Ein weiterer hartnäckiger Irrtum ist die Annahme, dass Volksmusik primär etwas für ältere Semester sei. Das ist jedoch falsch, denn sie ist überaus lebendig. Dass sich dieses Gerücht nach wie vor hält, mag auch dem Umstand geschuldet sein, dass es unter den Jüngeren immer weniger Bedürfnisse gibt, sich in traditionelle Vereinsstrukturen einzubringen. Weil die Szene so überschaubar ist, kennt man einander ohnehin und benötigt solche Organisationsformen weder für sich selbst noch nach aussen.

Das Zeughaus in Altdorf im Kanton Uri, welches das «Haus der Volksmusik» beherbergt. Bild: Haus der Volksmusik.

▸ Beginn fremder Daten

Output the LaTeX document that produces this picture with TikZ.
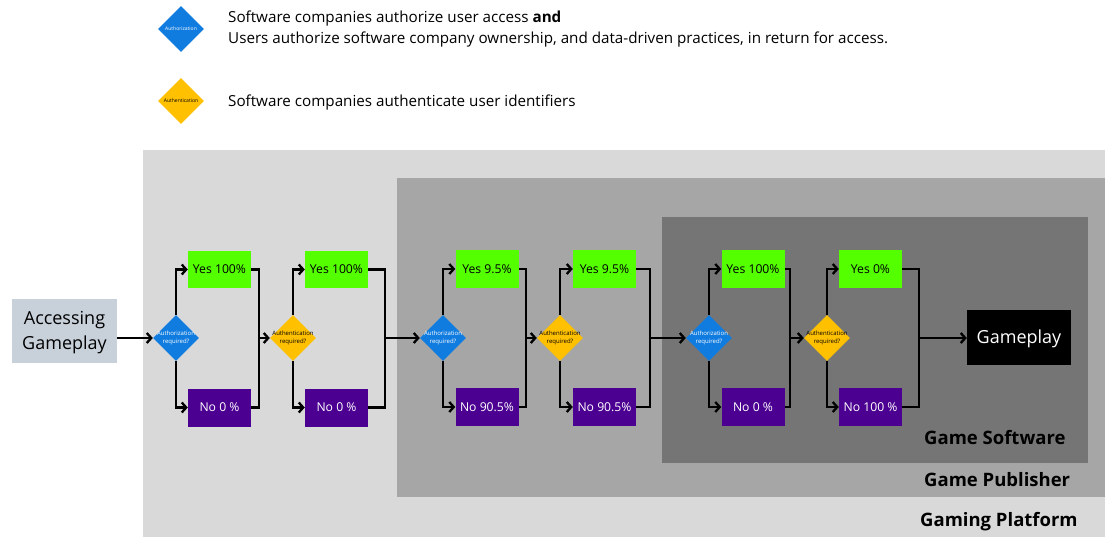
\documentclass[tikz,border=0pt]{standalone}
\usepackage{fontspec}
\setmainfont{Open Sans}
\usetikzlibrary{shapes.geometric,arrows.meta}

\definecolor{platformgray}{RGB}{217,217,217}
\definecolor{publishergray}{RGB}{166,166,166}
\definecolor{softwaregray}{RGB}{117,117,117}
\definecolor{accessbox}{RGB}{200,208,218}
\definecolor{yesgreen}{RGB}{84,255,0}
\definecolor{nopurple}{RGB}{75,0,145}
\definecolor{authzblue}{RGB}{16,124,224}
\definecolor{authnyellow}{RGB}{255,192,0}

\tikzset{
  yesbox/.style={rectangle, fill=yesgreen, minimum width=63pt, minimum height=37pt,
    inner sep=0pt, font=\fontsize{12.2}{14}\selectfont, text=black},
  nobox/.style={rectangle, fill=nopurple, minimum width=63pt, minimum height=38pt,
    inner sep=0pt, font=\fontsize{12.2}{14}\selectfont, text=white},
  authz/.style={diamond, aspect=1, fill=authzblue, minimum width=46pt, minimum height=46pt, inner sep=0pt},
  authn/.style={diamond, aspect=1, fill=authnyellow, minimum width=46pt, minimum height=46pt, inner sep=0pt},
  qtext/.style={align=center, inner sep=0pt, font=\fontsize{6}{8.5}\selectfont},
  flow/.style={line width=2.3pt, black},
  arr/.style={flow, -{Straight Barb[length=4.5pt,width=10pt,line width=2.3pt]}},
  layerlabel/.style={anchor=west, inner sep=0pt, font=\fontsize{18.5}{20}\selectfont\bfseries, text=black},
  legendtext/.style={anchor=west, align=left, inner sep=0pt, font=\fontsize{15.2}{21}\selectfont, text=black}
}

\begin{document}
\begin{tikzpicture}[x=1pt,y=-1pt]
\useasboundingbox (0,0) rectangle (1105,537);

% nested ownership layers
\fill[platformgray] (143,150) rectangle (1105,537);
\fill[publishergray] (397,178) rectangle (1105,497);
\fill[softwaregray] (662,217) rectangle (1088,463);

\node[layerlabel] (lblsoft) at (924,438) {Game Software};
\node[layerlabel] (lblpub) at (924,480) {Game Publisher};
\node[layerlabel] (lblplat) at (920,522) {Gaming Platform};

% legend
\node[authz] (legA) at (181,29) {};
\node[qtext, font=\fontsize{5}{6}\selectfont, text=white] (legAt) at (legA.center) {Authorization};
\node[legendtext] (legAtext) at (228,29) {Software companies authorize user access \textbf{and}\\Users authorize software company ownership, and data-driven practices, in return for access.};
\node[authn] (legB) at (181,101) {};
\node[qtext, font=\fontsize{5}{6}\selectfont, text=black] (legBt) at (legB.center) {Authentication};
\node[legendtext] (legBtext) at (228,103) {Software companies authenticate user identifiers};

% start and end
\node[rectangle, fill=accessbox, minimum width=105pt, minimum height=64pt] (start) at (64.5,331) {};
\node[align=center, inner sep=0pt, font=\fontsize{18}{25}\selectfont] (starttext) at (64.5,333) {Accessing\\Gameplay};
\node[rectangle, fill=black, minimum width=104pt, minimum height=55pt] (game) at (1019,337.5) {};
\node[inner sep=0pt, text=white, font=\fontsize{18}{22}\selectfont] (gametext) at (1019,339) {Gameplay};

% decision diamonds
\node[authz] (d1) at (176,338) {};
\node[qtext, text=white] (d1t) at (d1.center) {Authorization\\required?};
\node[authn] (d2) at (293,338) {};
\node[qtext, text=black] (d2t) at (d2.center) {Authentication\\required?};
\node[authz] (d3) at (443,338) {};
\node[qtext, text=white] (d3t) at (d3.center) {Authorization\\required?};
\node[authn] (d4) at (560,338) {};
\node[qtext, text=black] (d4t) at (d4.center) {Authentication\\required?};
\node[authz] (d5) at (709,338) {};
\node[qtext, text=white] (d5t) at (d5.center) {Authorization\\required?};
\node[authn] (d6) at (827,338) {};
\node[qtext, text=black] (d6t) at (d6.center) {Authentication\\required?};

% outcomes
\node[yesbox] (y1) at (219.5,269.5) {Yes 100\%};
\node[nobox]  (n1) at (219.5,407.5) {No 0 \%};
\node[yesbox] (y2) at (336.5,269.5) {Yes 100\%};
\node[nobox]  (n2) at (336.5,407.5) {No 0 \%};
\node[yesbox] (y3) at (487,269) {Yes 9.5\%};
\node[nobox]  (n3) at (487,407) {No 90.5\%};
\node[yesbox] (y4) at (604.5,269) {Yes 9.5\%};
\node[nobox]  (n4) at (604.5,407) {No 90.5\%};
\node[yesbox] (y5) at (753,269) {Yes 100\%};
\node[nobox]  (n5) at (753,407) {No 0 \%};
\node[yesbox] (y6) at (870.5,269) {Yes 0\%};
\node[nobox]  (n6) at (870.5,407) {No 100 \%};

% merge points
\coordinate (m1) at (259,338);
\coordinate (m2) at (385,338);
\coordinate (m3) at (526,338);
\coordinate (m4) at (650,338);
\coordinate (m5) at (790,338);
\coordinate (m6) at (919,338);

% connectors
\draw[arr] (start.east |- d1) -- (d1.west);
\foreach \i in {1,...,6} {
  \draw[arr] (d\i.north) |- (y\i.west);
  \draw[arr] (d\i.south) |- (n\i.west);
  \draw[flow] (y\i.east) -| (m\i) |- (n\i.east);
}
\draw[arr] (m1) -- (d2.west);
\draw[arr] (m2) -- (d3.west);
\draw[arr] (m3) -- (d4.west);
\draw[arr] (m4) -- (d5.west);
\draw[arr] (m5) -- (d6.west);
\draw[arr] (m6) -- (game.west |- m6);
\end{tikzpicture}
\end{document}
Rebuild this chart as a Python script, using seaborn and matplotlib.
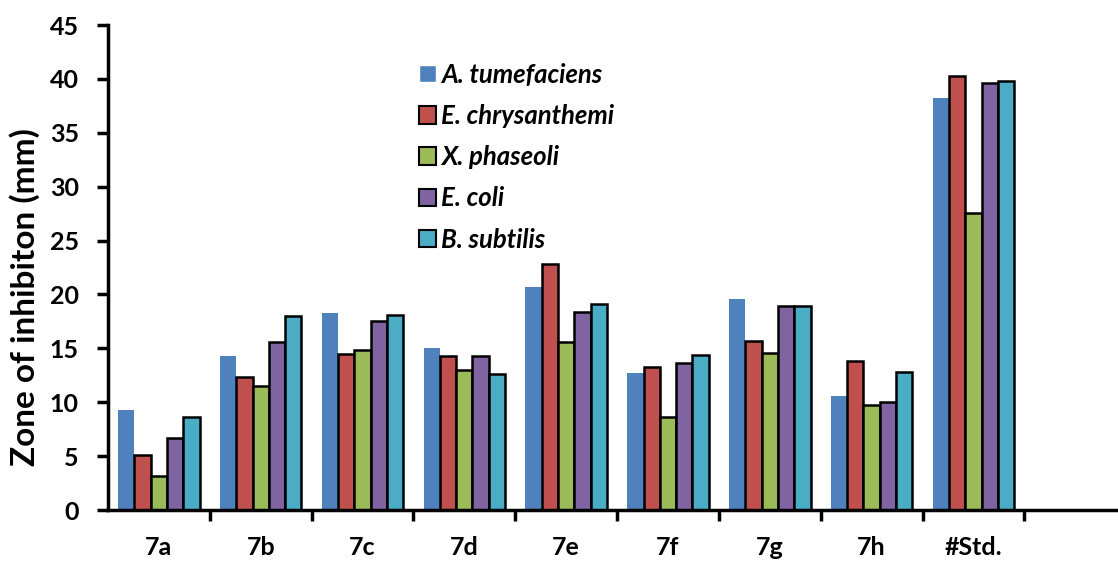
import matplotlib
matplotlib.use("Agg")
import matplotlib.pyplot as plt
import seaborn as sns
import pandas as pd
from matplotlib.ticker import FixedLocator

compounds = ["7a", "7b", "7c", "7d", "7e", "7f", "7g", "7h", "#Std."]
strains = ["A. tumefaciens", "E. chrysanthemi", "X. phaseoli", "E. coli", "B. subtilis"]

a_tumefaciens = [9.3, 14.3, 18.3, 15.0, 20.7, 12.7, 19.6, 10.6, 38.2]
e_chrysanthemi = [5.1, 12.3, 14.5, 14.3, 22.8, 13.3, 15.7, 13.8, 40.3]
x_phaseoli = [3.2, 11.5, 14.8, 13.0, 15.6, 8.6, 14.6, 9.7, 27.6]
e_coli = [6.7, 15.6, 17.5, 14.3, 18.4, 13.6, 18.9, 10.0, 39.6]
b_subtilis = [8.6, 18.0, 18.1, 12.6, 19.1, 14.4, 18.9, 12.8, 39.8]

colors = ["#4F81BD", "#C0504D", "#9BBB59", "#8064A2", "#4BACC6"]

series = [a_tumefaciens, e_chrysanthemi, x_phaseoli, e_coli, b_subtilis]
rows = []
for strain, vals in zip(strains, series):
    for comp, v in zip(compounds, vals):
        rows.append({"Compound": comp, "Strain": strain, "Zone": v})
df = pd.DataFrame(rows)

sns.set_style("white")
plt.rcParams["font.family"] = ["Lato", "DejaVu Sans"]
for key in ["text.color", "axes.labelcolor", "xtick.color", "ytick.color"]:
    plt.rcParams[key] = "black"

fig = plt.figure(figsize=(11.18, 5.61), dpi=100)
ax = fig.add_axes([0.0966, 0.0909, 0.9034, 0.8645])

sns.barplot(data=df, x="Compound", y="Zone", hue="Strain", order=compounds,
            hue_order=strains, palette=colors, width=0.8, gap=0,
            saturation=1, errorbar=None, ax=ax)

# black outlines on every series except the first
for i, container in enumerate(ax.containers):
    for bar in container:
        if i == 0:
            bar.set_edgecolor("none")
            bar.set_linewidth(0)
        else:
            bar.set_edgecolor("black")
            bar.set_linewidth(1.8)

ax.set_ylim(0, 45)
ax.set_yticks(range(0, 46, 5))
ax.set_xlim(-0.5, 9.42)

for side in ["top", "right"]:
    ax.spines[side].set_visible(False)
for side in ["left", "bottom"]:
    ax.spines[side].set_linewidth(2.5)
    ax.spines[side].set_color("black")

ax.tick_params(axis="y", which="major", direction="out", length=8, width=2.5,
               labelsize=18, pad=13, left=True)
for lab in ax.get_yticklabels():
    lab.set_fontweight("bold")

ax.set_xticks(range(len(compounds)))
ax.set_xticklabels(compounds, fontsize=18, fontweight="bold")
ax.tick_params(axis="x", which="major", length=0, pad=19)
ax.xaxis.set_minor_locator(FixedLocator([k + 0.5 for k in range(len(compounds))]))
ax.tick_params(axis="x", which="minor", direction="out", length=8, width=2.5, bottom=True)

ax.set_xlabel("")
ax.set_ylabel("Zone of inhibiton (mm)", fontsize=24, fontweight="bold")
ax.yaxis.set_label_coords(-0.067, 0.44)

handles, labels = ax.get_legend_handles_labels()
leg = ax.legend(handles, labels, loc="upper left", bbox_to_anchor=(0.285, 0.97),
                frameon=False, handlelength=0.66, handleheight=0.66,
                handletextpad=0.2, labelspacing=0.67,
                prop={"style": "italic", "weight": "bold", "size": 18.5})
for h in leg.legend_handles:
    if h.get_facecolor()[:3] != matplotlib.colors.to_rgb(colors[0]):
        h.set_edgecolor("black")
        h.set_linewidth(1.5)

fig.savefig("out.png", dpi=100)
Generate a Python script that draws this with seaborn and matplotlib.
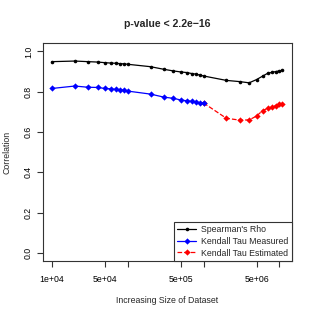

Zunehmende Anerkennung für die Volksmusik

Das Haus der Volksmusik selbst wird von einem Verein getragen, der 250 Mitglieder zählt. Finanziert wird es von Beiträgen aus den Kantonen und Gemeinden sowie von Kulturstiftungen und Firmen unterstützt. Das erlaubt es der Institution, neben der dokumentarischen Tätigkeit Kurse und Veranstaltungen anzubieten, Kinder- und Jugendlager sowie das Volksmusikfestival in Altdorf zu organisieren, das 2022 zum fünften Mal stattfand. Dessen Line-up kann als repräsentativ für die eidgenössische Volksmusik gelten: So traten vom 20. bis zum 22. Mai unter anderen die Kapelle Alder aus Urnäsch auf, die in fünfter Generation Appenzeller Musik spielt, die innerschweizerische Schwyzerörgeli-Formation SÖCK, die Swiss Ländler Gamblers, deren Mitglieder aus Bern, Freiburg und Graubünden stammen, die Gruppe BüchelBox, in der das Blechblasins­trument eine prominente Rolle einnimmt, die Blaskapelle Schattdorfer Nachtbüäbä oder auch das Trio Simone Felber um die gleichnamige Sängerin. Hat die Schweizer Volksmusik also gute Aussichten auf eine glänzende Zukunft? «Ganz klar», sagt Kühne, «gerade junge Musikanten sind sehr gut, und das findet vermehrt Anerkennung.»